Shunyu Yao FPO | Computer Science Department at Princeton University

Date and Time

Thursday, May 2, 2024 - 10:00am to 12:00pm

Location

Computer Science Small Auditorium (Room 105)

Type

FPO

Shunyu Yao will present his FPO "Language Agents: From Next-Token Prediction to Digital Automation" on Thursday, May 2, 2024 at 10:00 AM in CS 105 and Zoom.

Location: Zoom link: http://princeton.zoom.us/my/shunyuy

The members of Shunyu’s committee are as follows:
Examiners: Karthik Narasimhan (Adviser), Tom Griffiths, Benjamin Eysenbach
Readers: Sanjeev Arora, Tatsunori Hashimoto (Stanford)

A copy of his thesis is available upon request. Please email gradinfo@cs.princeton.edu if you would like a copy of the thesis.

Everyone is invited to attend his talk.

Abstract follows below:
Building autonomous agents to interact with world lies at the core of artificial intelligence (AI). This thesis introduces “language agents”, a new category of agents that utilize large language models (LLMs) to reason to act, marking a departure from traditional agents via extensive rule design or learning. It is developed in three parts:

Part I motivates the necessity for language agents by introducing a new set of AI problems and benchmarks based on interaction with large-scale, real-world computer environments, such as the Internet or code interfaces. These “digital automation” tasks present tremendous values for alleviating tedious labor and improving our life, yet pose significant challenges for prior agent or LLM methods in decision-making over open-ended natural language and long horizon, calling for new methodology.

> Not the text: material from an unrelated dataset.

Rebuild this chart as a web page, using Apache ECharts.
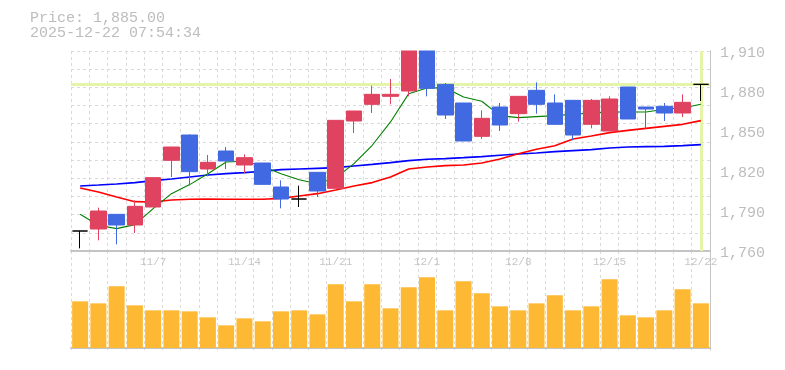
<!DOCTYPE html>
<html><head><meta charset="utf-8">
<script src="https://cdn.jsdelivr.net/npm/echarts@6/dist/echarts.min.js"></script>
<style>html,body{margin:0;padding:0;background:#fff}#c{width:785px;height:370px}</style>
</head><body><div id="c"></div>
<script>
const dates = ['10/31','11/4','11/5','11/6','11/7','11/10','11/11','11/12','11/13','11/14','11/17','11/18','11/19','11/20','11/21','11/25','11/26','11/27','11/28','12/1','12/2','12/3','12/4','12/5','12/8','12/9','12/10','12/11','12/12','12/15','12/16','12/17','12/18','12/19','12/22'];
const open  = [1775,1776.5,1787.5,1779.5,1793,1828,1847,1821.5,1835,1824.5,1826,1808,1799,1819,1807,1857.5,1870,1876,1880,1914,1885,1871,1846,1868,1863,1880.5,1871,1873,1855,1850,1883,1868,1868.5,1863.5,1885];
const close = [1775,1790,1779.5,1793.5,1815,1838,1819.5,1826.5,1827.5,1830,1810,1799,1799,1805,1858,1865,1877.5,1877.5,1912,1882,1862,1842.5,1859.5,1854.5,1876,1870,1855,1847,1873,1874,1859,1866.5,1863.5,1871.5,1885];
const low   = [1762,1768,1765,1773.5,1793,1815.5,1809,1816,1821.5,1818.5,1810,1792,1793,1800.5,1807,1848.5,1863.5,1870,1876,1876,1859,1842.5,1844,1850,1857,1863,1855,1843,1852,1850,1859,1851.5,1857.5,1860.5,1872.5];
const high  = [1775,1792.5,1787.5,1798,1815,1838,1847.5,1832,1838,1832.5,1826,1813,1809,1819,1858,1865,1884,1889,1918,1917,1886,1871,1865.5,1871,1876,1886.5,1877.5,1873,1874,1876,1883,1868,1871,1877.5,1885];
const ma5  = [1787.5,1779.3,1776.8,1779.8,1791.8,1803,1809.8,1818,1826.8,1827.3,1823.5,1818,1813.5,1810.5,1814.8,1825.5,1839.3,1856.8,1878,1882.3,1882.5,1875.5,1872.3,1861.5,1860,1860.8,1861.5,1862.5,1863.5,1864.3,1864.3,1864.3,1866.3,1867.3,1870];
const ma25 = [1807.3,1804.3,1800.5,1797,1796.8,1798.3,1798.8,1799,1798.8,1798.8,1798.8,1799.5,1801.3,1803,1805.8,1808.8,1811.3,1815.5,1821.5,1823,1824,1824.5,1826,1829,1833,1836.3,1839,1844,1846.3,1848.8,1850.5,1852,1853.5,1855,1857.8];
const ma75 = [1808.8,1809.5,1810.3,1811.3,1812.8,1814,1815.5,1817,1818,1818.8,1819.8,1821,1821.5,1822,1822.5,1823.8,1825,1826.3,1827.8,1828.8,1829.3,1830,1830.8,1831.8,1832.8,1833.5,1834.5,1835.3,1836,1837.3,1838,1838.3,1838.5,1839,1839.8];
const volume = [140,134,185,128,113,113,110,92,68,89,80,110,113,101,191,140,191,119,182,212,113,200,164,125,113,134,158,113,125,206,98,92,113,176,134];
const priceTicks = [1760,1790,1820,1850,1880,1910];
const dateTicks = ['11/7','11/14','11/21','12/1','12/8','12/15','12/22'];
const lastPrice = 1885;
const lastDate = '12/22';
const headerLines = ['Price: 1,885.00', '2025-12-22 07:54:34'];

const FONT = '"Liberation Mono","DejaVu Sans Mono",monospace';
const GRID_C = '#dadada';
const AXIS_C = '#c4c4c4';
const TEXT_C = '#bdbdbd';
const RED = '#e0435f', BLUE = '#4169e1', VOL = '#fdb934';

const chart = echarts.init(document.getElementById('c'));
const candleData = dates.map((d, i) => [open[i], close[i], low[i], high[i]]);
const dash = {color: GRID_C, type: [3, 3], width: 1};

const G = {left: 71, top: 51, width: 639, height: 200};

chart.setOption({
  animation: false,
  graphic: [
    // white mask above the price panel so candles that run past the axis top are cut off
    {type: 'rect', silent: true, z: 50, shape: {x: G.left - 1, y: 0, width: G.width + 1, height: G.top - 0.5}, style: {fill: '#ffffff'}}
  ].concat(headerLines.map((t, i) => ({
    type: 'text', x: 30, y: 18.5 + i * 15, silent: true, z: 60,
    style: {text: t, fill: TEXT_C, font: '15px ' + FONT, textVerticalAlign: 'middle'}
  }))),
  grid: [
    G,
    {left: 71, top: 251, width: 639, height: 99}
  ],
  xAxis: [
    {type: 'category', gridIndex: 0, data: dates, boundaryGap: true,
     axisLine: {show: true, lineStyle: {color: AXIS_C, width: 2}},
     axisTick: {show: false},
     axisLabel: {interval: (i, v) => dateTicks.includes(v), color: '#c6c6c6', fontFamily: FONT, fontSize: 11, margin: 6},
     splitLine: {show: true, interval: 0, lineStyle: dash}},
    {type: 'category', gridIndex: 1, data: dates, boundaryGap: true,
     axisLine: {show: true, lineStyle: {color: AXIS_C, width: 2}},
     axisTick: {show: false}, axisLabel: {show: false},
     splitLine: {show: true, interval: 0, lineStyle: dash}}
  ],
  yAxis: [
    {type: 'value', gridIndex: 0, position: 'right', min: 1760, max: 1910, scale: true,
     axisLine: {show: true, lineStyle: {color: AXIS_C, width: 1}},
     axisTick: {show: false}, splitLine: {show: false},
     axisLabel: {customValues: priceTicks, color: TEXT_C, fontFamily: FONT, fontSize: 15, margin: 10,
                 verticalAlign: 'top', lineHeight: 5, formatter: v => v.toLocaleString('en-US')}},
    {type: 'value', gridIndex: 0, position: 'left', min: 0, max: 11, interval: 1,
     axisLine: {show: false}, axisTick: {show: false}, axisLabel: {show: false},
     splitLine: {show: true, lineStyle: dash}},
    {type: 'value', gridIndex: 1, position: 'right', min: -6, max: 291,
     axisLine: {show: true, lineStyle: {color: AXIS_C, width: 1}},
     axisTick: {show: false}, axisLabel: {show: false}, splitLine: {show: false}}
  ],
  series: [
    {type: 'line', name: 'MA75', xAxisIndex: 0, yAxisIndex: 0, data: ma75, symbol: 'none', z: 2,
     lineStyle: {color: '#0000ff', width: 1.6}},
    {type: 'line', name: 'MA25', xAxisIndex: 0, yAxisIndex: 0, data: ma25, symbol: 'none', z: 2,
     lineStyle: {color: '#ff0000', width: 1.6}},
    {type: 'line', name: 'MA5', xAxisIndex: 0, yAxisIndex: 0, data: ma5, symbol: 'none', z: 2,
     lineStyle: {color: '#008000', width: 1.1}},
    {type: 'candlestick', name: 'Price', xAxisIndex: 0, yAxisIndex: 0, data: candleData, barWidth: 16, z: 3,
     itemStyle: {color: RED, color0: BLUE, borderColor: RED, borderColor0: BLUE, borderColorDoji: '#000000', borderWidth: 1},
     markLine: {silent: true, symbol: 'none', z: 1, label: {show: false}, animation: false,
                lineStyle: {color: '#e4f4a8', width: 3, type: 'solid'},
                data: [{yAxis: lastPrice}, {xAxis: lastDate}]}},
    {type: 'bar', name: 'Volume', xAxisIndex: 1, yAxisIndex: 2, data: volume, barWidth: 16,
     itemStyle: {color: VOL}}
  ]
});
</script></body></html>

Part II lays the methodological foundation for language agents, where the key idea is to apply LLM reasoning for versatile and generalizable agent acting and planning, which also augments LLM reasoning to be more grounded and deliberate via external feedback and internal control. We show language agents can solve a diversity of language and agent tasks (especially digital automation tasks proposed in Part I), with notable improvements over prior LLM-based methods and traditional agents.

Part III consolidates insights from Parts I and II and outlines a principled framework for language agents. The framework provides modular abstractions to organize various LLM-based methods, to understand their gaps from human cognition, and to inspire and develop new methods towards general-purpose autonomous agents.

From foundational empirical tasks and methods to a unifying conceptual framework, this thesis establishes the study of language agents as a distinct and rigorously defined field at the frontier of AI research.